Можно понять трагическую иронию Печорина при мысли, что «были некогда люди премудрые, думавшие, что светила небесные принимают участие в наших ничтожных спорах за клочок земли или за какие-нибудь вымышленные права!..». Эти люди давно умерли, а звезды продолжают сиять. Небо равнодушно к человеку.
В стихотворении «Никогда» воскресший из гроба оказывается среди мертвой земли:
Куда идти, где некого обнять,
Там, где в пространстве затерялось время?
Предполагал ли Фет, что там, «где в пространстве затерялось время», как раз и таится четвертая, пространственно-временная координата Эйнштейна — Минковского, положившая научный предел для ужасающе зримой смерти В стихотворении «Никогда»?
Удивительно ли, что роман «Братья Карамазовы» Достоевского, созданный в 1879—1880 годы, оказался ареной космогонической борьбы двух мировоззрений. Иван Карамазов верит в бессмертие человека, и он же отвергает его, ибо оно противоречит наглядности, как неевклидова геометрия Лобачевского противоречит принципу наглядности. Иван Карамазов признает невидимый неевклидов мир так же неохотно, как древнерусский автор вынужден был признать с неохотой существование мира видимого:
«Оговорюсь: я убежден, как младенец, что страдания заживут и сгладятся, что весь обидный комизм человеческих противоречий исчезнет, как жалкий мираж, как гнусненькое измышление малосильного и маленького, как атом, человеческого евклидова ума... пусть, пусть это все будет и явится, но я-то этого не принимаю и не хочу принять! Пусть даже параллельные линии сойдутся и я это сам увижу: увижу и скажу, что сошлись, а все-таки не приму».

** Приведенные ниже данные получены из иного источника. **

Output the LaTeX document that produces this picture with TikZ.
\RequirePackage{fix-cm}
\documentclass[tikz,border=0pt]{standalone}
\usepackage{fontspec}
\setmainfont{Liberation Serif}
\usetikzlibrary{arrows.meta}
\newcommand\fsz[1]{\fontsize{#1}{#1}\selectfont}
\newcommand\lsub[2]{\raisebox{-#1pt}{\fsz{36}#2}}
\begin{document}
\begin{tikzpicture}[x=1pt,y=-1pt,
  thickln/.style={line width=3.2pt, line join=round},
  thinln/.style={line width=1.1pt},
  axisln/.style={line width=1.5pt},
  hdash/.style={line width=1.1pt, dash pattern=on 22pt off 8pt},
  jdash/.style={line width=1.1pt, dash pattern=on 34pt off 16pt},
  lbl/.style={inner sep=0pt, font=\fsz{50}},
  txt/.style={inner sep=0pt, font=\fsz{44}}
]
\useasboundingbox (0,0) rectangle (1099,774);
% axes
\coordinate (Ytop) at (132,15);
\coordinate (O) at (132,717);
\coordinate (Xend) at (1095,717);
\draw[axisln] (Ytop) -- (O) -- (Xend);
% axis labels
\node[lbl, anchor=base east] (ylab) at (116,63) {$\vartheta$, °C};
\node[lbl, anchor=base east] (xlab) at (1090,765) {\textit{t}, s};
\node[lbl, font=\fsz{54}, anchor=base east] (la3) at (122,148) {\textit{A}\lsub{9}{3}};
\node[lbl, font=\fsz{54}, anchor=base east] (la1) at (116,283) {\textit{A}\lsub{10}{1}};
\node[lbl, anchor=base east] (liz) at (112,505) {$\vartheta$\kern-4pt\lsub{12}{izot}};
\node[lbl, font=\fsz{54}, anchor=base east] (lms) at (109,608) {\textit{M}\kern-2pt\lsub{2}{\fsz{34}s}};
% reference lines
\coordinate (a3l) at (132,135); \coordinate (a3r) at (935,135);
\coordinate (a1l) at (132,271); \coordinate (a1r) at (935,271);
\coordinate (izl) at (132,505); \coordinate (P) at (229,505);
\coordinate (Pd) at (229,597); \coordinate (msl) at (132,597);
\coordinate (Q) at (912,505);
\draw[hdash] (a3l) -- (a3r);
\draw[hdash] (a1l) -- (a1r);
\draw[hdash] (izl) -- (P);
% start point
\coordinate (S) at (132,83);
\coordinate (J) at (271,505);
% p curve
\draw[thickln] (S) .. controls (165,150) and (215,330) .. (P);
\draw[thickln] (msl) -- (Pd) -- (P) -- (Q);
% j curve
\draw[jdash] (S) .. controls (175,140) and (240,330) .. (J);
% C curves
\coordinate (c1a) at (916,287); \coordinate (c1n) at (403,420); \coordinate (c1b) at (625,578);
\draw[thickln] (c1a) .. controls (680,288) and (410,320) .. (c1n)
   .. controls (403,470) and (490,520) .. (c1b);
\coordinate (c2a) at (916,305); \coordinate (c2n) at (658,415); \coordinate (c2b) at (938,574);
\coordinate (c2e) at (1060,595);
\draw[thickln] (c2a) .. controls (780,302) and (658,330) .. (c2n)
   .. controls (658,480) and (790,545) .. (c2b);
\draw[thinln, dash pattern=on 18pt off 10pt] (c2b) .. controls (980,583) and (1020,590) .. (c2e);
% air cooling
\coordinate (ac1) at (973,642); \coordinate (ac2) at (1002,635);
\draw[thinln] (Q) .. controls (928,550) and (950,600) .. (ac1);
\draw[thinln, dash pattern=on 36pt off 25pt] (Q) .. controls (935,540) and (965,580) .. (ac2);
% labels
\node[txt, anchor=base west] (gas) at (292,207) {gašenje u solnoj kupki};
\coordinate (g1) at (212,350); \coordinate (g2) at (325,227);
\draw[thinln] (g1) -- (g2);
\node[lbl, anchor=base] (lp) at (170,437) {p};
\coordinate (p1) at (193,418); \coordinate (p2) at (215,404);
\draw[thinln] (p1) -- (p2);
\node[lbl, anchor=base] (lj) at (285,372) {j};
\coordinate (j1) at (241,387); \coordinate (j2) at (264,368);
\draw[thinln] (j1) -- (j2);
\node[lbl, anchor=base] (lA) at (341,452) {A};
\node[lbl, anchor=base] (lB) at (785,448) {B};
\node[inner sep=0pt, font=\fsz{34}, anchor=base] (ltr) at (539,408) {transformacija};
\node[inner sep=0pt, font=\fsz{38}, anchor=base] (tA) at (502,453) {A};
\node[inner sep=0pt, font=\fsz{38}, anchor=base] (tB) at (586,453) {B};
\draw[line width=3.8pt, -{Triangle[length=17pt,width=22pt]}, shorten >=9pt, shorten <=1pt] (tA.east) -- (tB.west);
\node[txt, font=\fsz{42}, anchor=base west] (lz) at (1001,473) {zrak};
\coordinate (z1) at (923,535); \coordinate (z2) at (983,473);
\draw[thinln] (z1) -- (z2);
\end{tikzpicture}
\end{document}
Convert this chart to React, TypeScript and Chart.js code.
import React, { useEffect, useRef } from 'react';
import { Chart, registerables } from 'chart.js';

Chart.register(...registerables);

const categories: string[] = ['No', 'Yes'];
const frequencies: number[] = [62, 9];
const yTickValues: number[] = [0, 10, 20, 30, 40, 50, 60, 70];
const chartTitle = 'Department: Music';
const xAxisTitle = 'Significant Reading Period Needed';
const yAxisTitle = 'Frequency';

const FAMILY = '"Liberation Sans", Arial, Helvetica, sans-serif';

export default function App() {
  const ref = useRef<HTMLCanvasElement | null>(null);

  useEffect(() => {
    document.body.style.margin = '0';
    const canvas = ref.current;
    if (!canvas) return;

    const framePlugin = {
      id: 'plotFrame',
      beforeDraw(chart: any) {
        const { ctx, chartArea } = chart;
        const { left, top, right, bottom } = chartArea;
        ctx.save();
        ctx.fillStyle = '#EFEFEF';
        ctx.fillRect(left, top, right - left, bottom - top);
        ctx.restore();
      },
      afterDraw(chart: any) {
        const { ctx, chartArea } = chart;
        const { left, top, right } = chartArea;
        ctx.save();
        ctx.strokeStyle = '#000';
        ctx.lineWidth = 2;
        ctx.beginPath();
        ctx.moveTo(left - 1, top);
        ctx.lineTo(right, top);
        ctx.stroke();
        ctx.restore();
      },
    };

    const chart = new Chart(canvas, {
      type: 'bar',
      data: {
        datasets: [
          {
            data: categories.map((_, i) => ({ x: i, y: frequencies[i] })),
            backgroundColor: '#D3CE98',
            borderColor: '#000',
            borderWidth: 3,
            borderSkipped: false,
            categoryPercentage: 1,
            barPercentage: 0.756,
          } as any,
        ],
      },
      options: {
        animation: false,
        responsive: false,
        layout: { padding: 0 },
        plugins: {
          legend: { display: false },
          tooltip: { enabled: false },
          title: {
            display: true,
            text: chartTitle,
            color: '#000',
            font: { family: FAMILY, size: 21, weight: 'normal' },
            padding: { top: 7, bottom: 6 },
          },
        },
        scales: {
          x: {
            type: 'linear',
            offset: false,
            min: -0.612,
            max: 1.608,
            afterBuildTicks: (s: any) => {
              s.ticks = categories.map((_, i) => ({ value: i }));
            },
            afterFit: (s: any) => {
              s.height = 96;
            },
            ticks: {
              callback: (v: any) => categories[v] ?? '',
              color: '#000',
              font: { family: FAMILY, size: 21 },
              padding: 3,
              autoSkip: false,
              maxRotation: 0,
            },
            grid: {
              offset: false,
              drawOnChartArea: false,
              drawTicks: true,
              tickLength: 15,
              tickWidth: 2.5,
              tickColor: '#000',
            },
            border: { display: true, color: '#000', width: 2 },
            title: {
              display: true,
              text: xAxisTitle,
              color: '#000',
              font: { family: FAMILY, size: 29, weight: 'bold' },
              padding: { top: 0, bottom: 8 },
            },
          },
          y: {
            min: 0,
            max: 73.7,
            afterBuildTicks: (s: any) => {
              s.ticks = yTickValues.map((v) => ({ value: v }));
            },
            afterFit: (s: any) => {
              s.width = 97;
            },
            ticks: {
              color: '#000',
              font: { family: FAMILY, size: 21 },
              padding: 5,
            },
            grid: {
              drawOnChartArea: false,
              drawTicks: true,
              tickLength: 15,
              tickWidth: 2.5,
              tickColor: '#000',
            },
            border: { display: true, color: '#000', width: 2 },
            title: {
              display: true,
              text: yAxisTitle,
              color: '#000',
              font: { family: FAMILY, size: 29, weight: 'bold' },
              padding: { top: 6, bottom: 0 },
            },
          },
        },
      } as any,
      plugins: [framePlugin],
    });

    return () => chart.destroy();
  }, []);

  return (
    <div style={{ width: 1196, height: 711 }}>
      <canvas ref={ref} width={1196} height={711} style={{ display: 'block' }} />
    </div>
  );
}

Вот он, бунт рационализма, вот оно — восстание XIX столетия против грядущего XX века, века теории относительности и неевклидовой геометрии. Иван Карамазов бунтует против вселенной Эйнштейна, не подозревая, Что живет в ней. В этой вселенной жил Достоевский, хотя теория относительности еще не была открыта.
Чем принципиально отличается эта новая вселенная от вселенной Ньютона? Звездная угасающая и загорающаяся бездна, темная ледяная пустыня, мертвый кремнистый путь — это все, что мог увидеть в телескоп человеческий взор. Вселенная Лобачевского, Достоевского и Эйнштейна не исчерпывается видимым. В ней под видимой оболочкой подразумевается еще то, что невозможно увидеть Глазом, ну хотя бы искривленное пространство, четвертое измерение пространства-времени.
Четырехмерный космос уже мерцал и переливался невидимыми гранями перед глазами Достоевского, хотя и не существовало математических формул Минковского и Эйнштейна, дающих описание этого мира. И здесь произошел один из выдающихся парадоксов времени: новый образ космоса у Достоевского и Лобачевского оказался чрезвычайно близок к образу вселенной Дионисия, Андрея Рублева и погибавшего в земляной яме огнесловца Аввакум».
Эта близость заключается в том, что и для Аввакума, И для Лобачевского за пределами видимой вселенной простирался другой мир, принципиально незримый мир иных измерений. Аввакум духовным взором видел, как тело его, разрастаясь, вмещает в себя всю вселенную — землю под ногами и звезды над головой.
Но ведь это — тот же самый, утраченный ранее образ вселенной, «видимой же всем и невидимой»! Планетарный готторпский глобус был нагляден, как наглядны были анатомические препараты кунсткамеры. Но, вскрывая человеческое тело, нельзя увидеть то, что в принципе невидимо. Для художника XX столетия звездная «всепоглощающая и миротворная бездна», всепожирающее «вечности жерло» уже не выглядит столь устрашающе, потому что у этой бездны есть предел, бездна зрима, а мир простирается дальше зримого. Обретение нового, «четырехмерного» зрения в чем-то тождественно умению видеть «духовными очами», которое пронизывает литературу.
В современной космологии есть так называемая «циклическая» модель кембриджского астронома Девиса. Согласно этой модели реликтовые излучения из далеких галактик показывают нам не только прошлую, давно погибшую вселенную, как считали раньше, но и будущий ее облик.
Не вмешиваясь в сугубо научные споры астрономов, мы Можем сказать, что по отношению к космическому мифу такая модель удивительно верна. Космический миф в равной мере излучает свет будущих и прошлых эпох.